Nel 1994 ci fu l’azzeramento delle più importanti forze di governo e la trasformazione di partiti storici. La Dc divenne il Partito popolare, ma perse la centralità. Il Pds di Achille Occhetto, che aveva tentato di assumere la guida del Paese facendosi interprete del biennio rivoluzionario 92-94, fu sconfitto. Buona parte dell’eredità del pentapartito passò a Berlusconi e a Forza Italia. E attraverso di esso alla destra. Per comprendere meglio questo passaggio forse occorre concentrarsi sulla funzione storica che ha giocato il partito di Berlusconi. Forza Italia rivendicò una rottura con il regime politico precedente, presentandosi come l’avversario della partitocrazia. Berlusconi anticipò il discorso populista con una narrazione in cui l’antipolitica rispondeva all’indignazione dei cittadini per gli scandali e gli arresti. Nello stesso tempo Forza Italia rivelava non pochi elementi di continuità. Il primo è stato quello di offrire una casa agli elettori orfani della contrapposizione con la sinistra. Tuttavia, Forza Italia non esaurì la sua offerta con questo tema: tentò di inserire un programma di riforme liberali, che poi non realizzò, reclamava un ridimensionamento del ruolo dello Stato, che poi non attuò.

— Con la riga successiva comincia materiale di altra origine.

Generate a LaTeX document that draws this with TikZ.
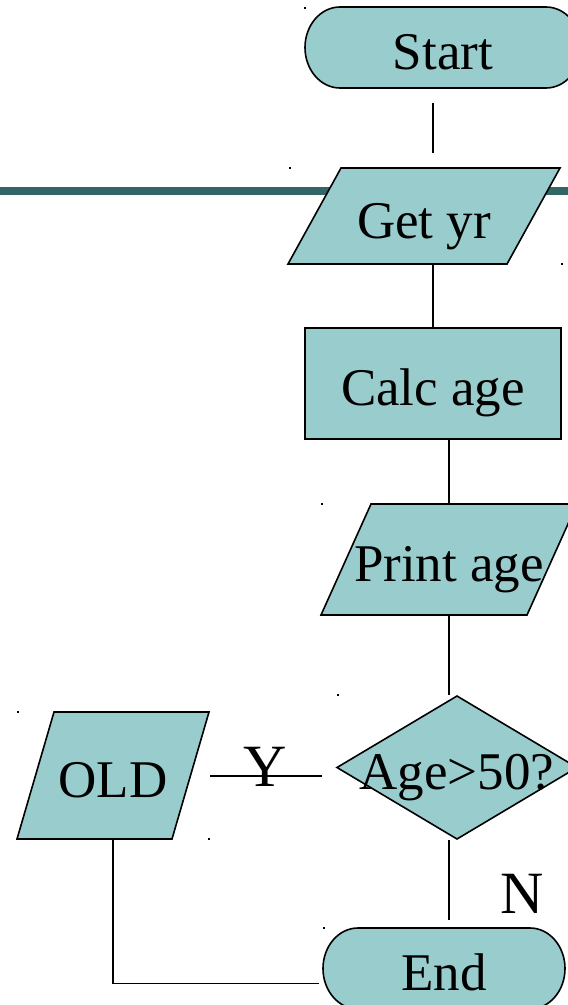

In realtà la continuità di Forza Italia con il passato emerse con maggiore chiarezza tempo dopo. Quando Berlusconi fu sconfitto riorganizzò e ridisegnò il suo partito in attesa delle elezioni del 2001, che vinse con il 29,43% dei voti, 9 punti in più della sua discesa in campo. Berlusconi si era avvicinato alla filosofia del pentapartito non solo per la presenza, a livello nazionale e locale di politici provenienti dalla Dc, dal Psi, dal Pri o dal Pli. In quella occasione egli non apparve più solo come il rappresentante del blocco anticomunista, che pure restava il nucleo della sua identità. Il partito del Cavaliere sembrava maggiormente in grado di esercitare un’azione nella società ed era riuscito a diventare l’interlocutore di settori strategici dell’economia. La sinistra indulgeva nel descrivere il partito di Berlusconi come un «partito di plastica», sostenuto televisioni del suo leader, ma Berlusconi aveva intuito quale poteva essere la nuova frattura nella rappresentanza politica.

Cosa era accaduto? Che il centro-destra berlusconiano si era accreditato come riferimento delle istanze di attori sociali e territoriali poco considerati dai progressisti. Erano i commercianti, gli autonomi, i piccoli imprenditori. Agli occhi dell’opinione pubblica di allora il centrosinistra aveva un progetto che guardava ad un accordo, attraverso la concertazione, tra gli interessi della grande industria e dei sindacati. Il centro-destra si fece interprete dei piccoli soggetti del tessuto economico e sociale, delle periferie amministrative, mentre il centro-sinistra sembrava rappresentare soprattutto gli interessi dei grandi e dei centri amministrativi. Al di là delle differenze ideologiche, quindi, la diversità strutturale tra destra e sinistra sembrò la capacità di cogliere e interpretare le tendenze di fondo della società diffusa. E di rispondere alle aspirazioni, agli orientamenti, ai timori dell’italiano medio.

Berlusconi riuscì a convincere il ceto medio produttivo, che era stato l’architrave del consenso democristiano. Il Cavaliere aveva ripreso dal pentapartito la capacità di costruire una relazione sintonica con questo elettorato. Il cuore della competizione politica riguardava, quindi, l’interpretazione delle tendenze di fondo della nascente Seconda Repubblica. Ma i progressisti non lo compresero. Non coglievano i vecchi e nuovi cleavages che attraversavano la società. Si pensi alla Lega che da partito del mercato stava mutando in partito della protezione. A differenza del vecchio Pci, i progressisti avevano dimenticato come aprire un dialogo con il ceto medio, come avanzare un’offerta che potesse interessare almeno parte dei soggetti che si stavano rivolgendo al Cavaliere. Nella crisi di sistema che afflisse il Paese, Berlusconi sembrò definire il suo blocco sociale di riferimento e rivendicarne la rappresentanza. E offrì all’Italia incerta e arrabbiata del dopo Tangentopoli la sua immagine rassicurante di uomo di successo come garanzia. Così un partito di destra a vocazione maggioritaria raccolse l’eredità del pentapartito e ne continuò alcune politiche. Mentre la sinistra non colse l’occasione per intestarsi la guida del Paese. La competizione politica oggi sembra tornata a quello stesso punto. Ma la destra, anche se percorsa da divisioni interne, sembra più avanti nella costruzione di un soggetto politico. La sinistra sembra rimasta ancorata alla frammentazione del passato.